UML was only an example. I stronlgy believe in the human nature of
software development. I understand your point and I agree with you when
you say that adding a new abstraction layer to the business logic is not
a solution to the problem.

In some cases, anyway, when the problem domain is clear (made clear by
the experence), abstraction could be usefull because it really reduce
the effort to accomplish a task in a defined set. So I'm not talking
about general solutions, or developing a paradigm starting from this

UML based CASE Tools tend to be general, for this reason they usually
add complexity instead of reducing it. A database ER Diagram instead, is
very usefull and very easy to be built because it is specific to a
domain. This way its syntax and semantic is human sized.

> Besides, Cocoon flowscript should be really only used for implementing 
> the flow between pages of your web application, whereas business logic 
> should be nicely tucked away inside a domain model.
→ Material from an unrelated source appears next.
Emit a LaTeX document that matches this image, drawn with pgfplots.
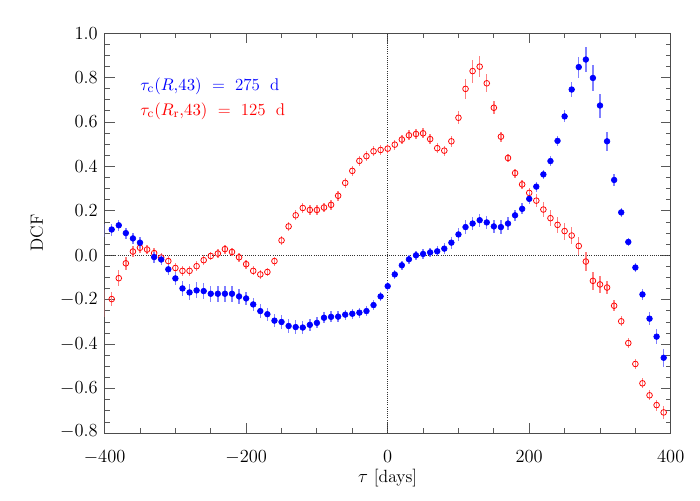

In other words, 
> flowscripts should be *very* simple, in which case I don't think you can 
> simplify them further by using a model.

Here is the point. They're simple and a model could really be written. 

This is my point of view: Models are usefull in well known
contexts/domains. By saying "well known" I mean we already have a
conceptual model (or a pattern) get from our experience in that domain.

Of course, if you are a developer you usually go with "patterns" to
describe abstractions, but if you are a user? And by "user" I mean in
therms of cocoon developers and users.